The local film club is cultivating community and redefining the movie-going experience through weekly cult classic screenings, pop-ups, and more

(Left to right) David McMichael, Jenni Kaye, and Tanner Hadfield (photo by Renee Dominguez).

In the heart of Austin, a film-loving community is flourishing, bringing together enthusiasts, filmmakers and movie lovers alike. The Hyperreal Film Club, a nonprofit organization founded in 2016, has become a vibrant hub for showcasing local talent and celebrating independent cinema.

Co-founded by Tanner Hadfield, Jenni Kaye, and David McMichael, this group has evolved from its humble beginnings screening movies in the “spooky basement” of the now demolished Co-Lab Projects on Congress Avenue to now becoming Austin’s go-to destination for unique cinematic experiences.

The Hyperreal Film Club transcends the conventional film screening group — it’s a community-driven initiative dedicated to supporting local filmmakers and nurturing a passion for independent cinema.
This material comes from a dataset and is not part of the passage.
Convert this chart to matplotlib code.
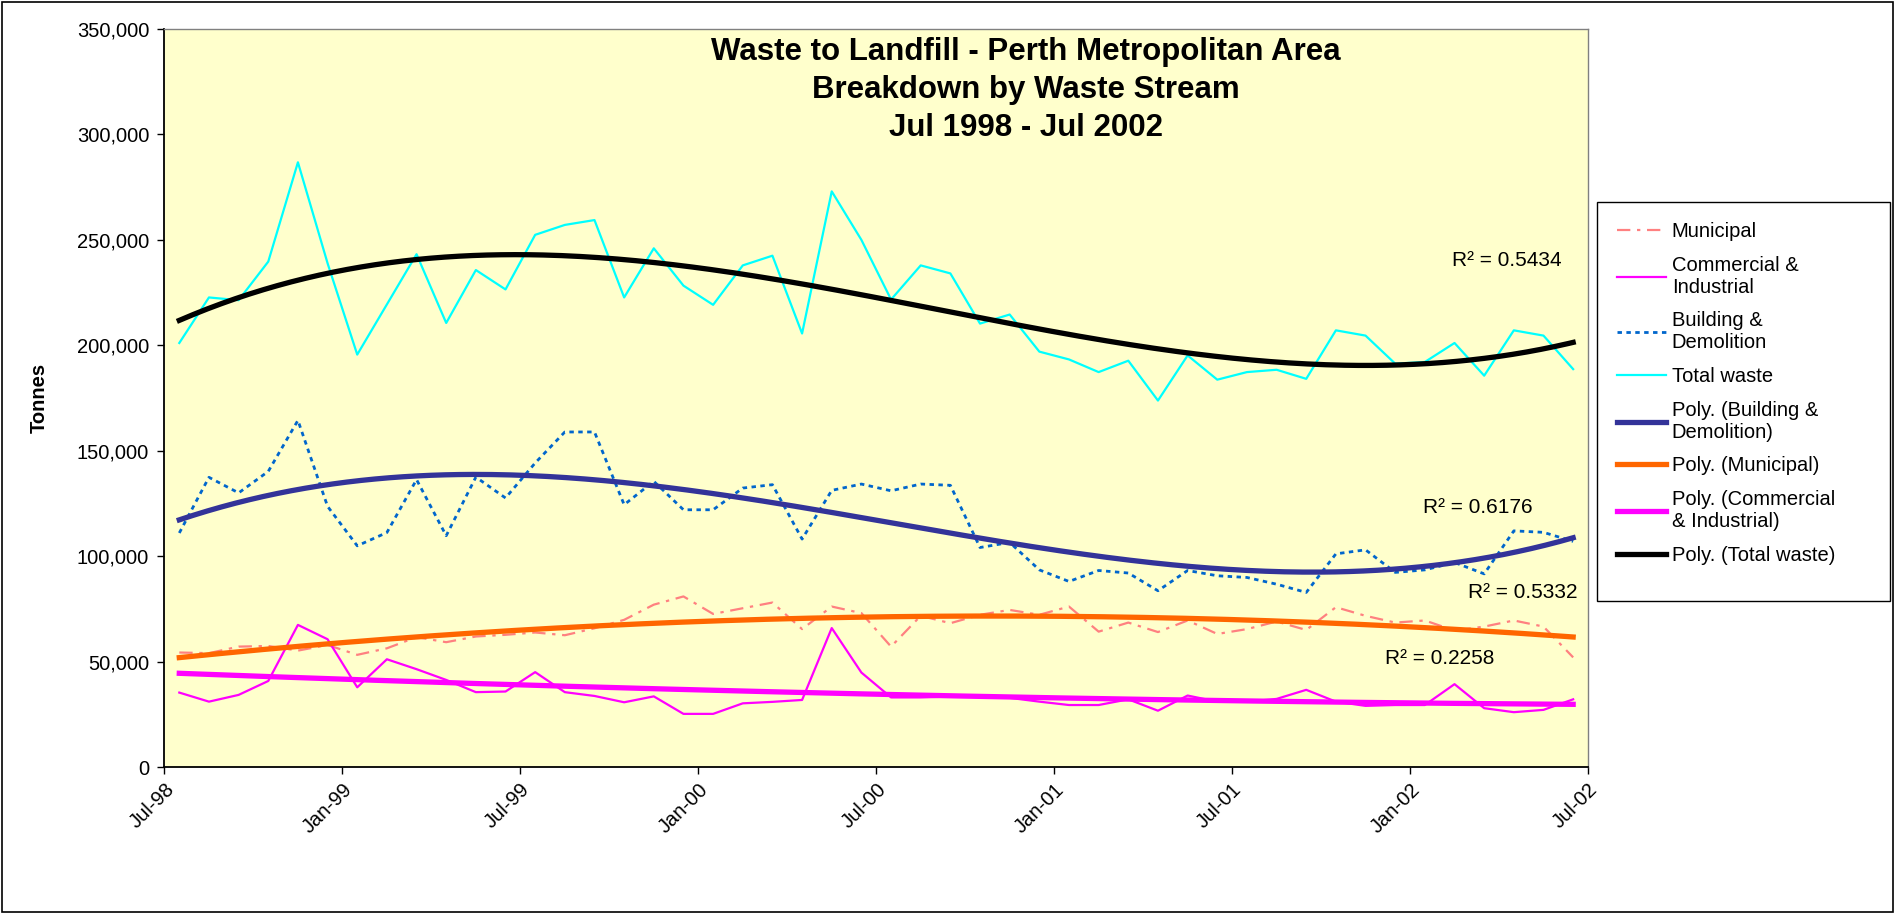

Emerging talents find a platform here, where weekly in-person events begin with a short film, music video, or video art submitted by a local filmmaker. The commitment to showcasing local creatives extends beyond live events, with original limited series podcasts, film reviews, and a digital zine that serves as an accessible archive on their website.

The Hyperreal Film Club and the Paramount Classic Film Series, with an introduction by Robert Rodriguez on October 22, 2023, at the Paramount Theatre. (Photo by Rachel Parker)

Fostering emerging talent and cult cinema

“We envision this as a place where young up-and-coming filmmakers and exciting voices can kind of get their start and get a lot of support at the very beginning of their filmmaking journey,” said McMichael.

Securing a residency at East Austin’s Hotel Vegas, the club presents weekly cult classics like “Crime Wave,” “Splendor,” and “Miracle Mile.” The experience includes engaging trivia, intermissions for refreshments and conversations, and the assurance that at least one of the founders will be present. The club has also graced prestigious venues such as the Paramount Theatre, Elisabet Ney Museum, and Austin Film Festival, and has hosted various pop-up events.

“We’ve done 310 shows over the past seven-and-a-half years and had 30,000 people come out to screenings that we’ve put on during that time,” stated McMichael. “It’s wild to think about that many people being excited to come out to see some weird movies from the place where we started… showing movies in a basement.”

Hyperreal Film Club screening at Elisabet Ney Museum (photo by Dawson Turner).

Preserving Austin’s creative essence

Looking ahead, Kaye shared that the organization has ambitious plans to open a microcinema in Austin this year, in an effort to take the same energy they bring to their events to a more permanent space as they engage with their community in Austin.

As Austin continues to grow, the Hyperreal Film Club sees its role as a crucial one in preserving the city’s unique creative spirit.

“So many creative filmmakers have come out of this city, and as Austin continues to grow, we need to make sure that we still have structures in place to support new voices and keep them creating in Austin so we don’t lose the specialness of why so many people have moved here,” explained Kaye.

There’s just no real on-ramp for getting your work seen by an engaged audience who’s there to see it and is going to participate and give you feedback live,” said Hadfield, echoing this commitment to supporting emerging voices. “It’s almost impossible these days so that’s really cool to provide for people.”

While Hyperreal Film Club welcomes everyone to their screenings, typically priced at $5 to $10, they also extend membership perks to those seeking discounts on screenings and access to their Discord server. Embodying a mission that champions the strength of community, the club is dedicated to nurturing creativity, uplifting local talent, and safeguarding the essence of independent cinema within Austin’s dynamic landscape. As they continue to carve their path, the club remains a beacon for filmmakers seeking a supportive community and audiences eager to explore the diverse world of cinema within the city.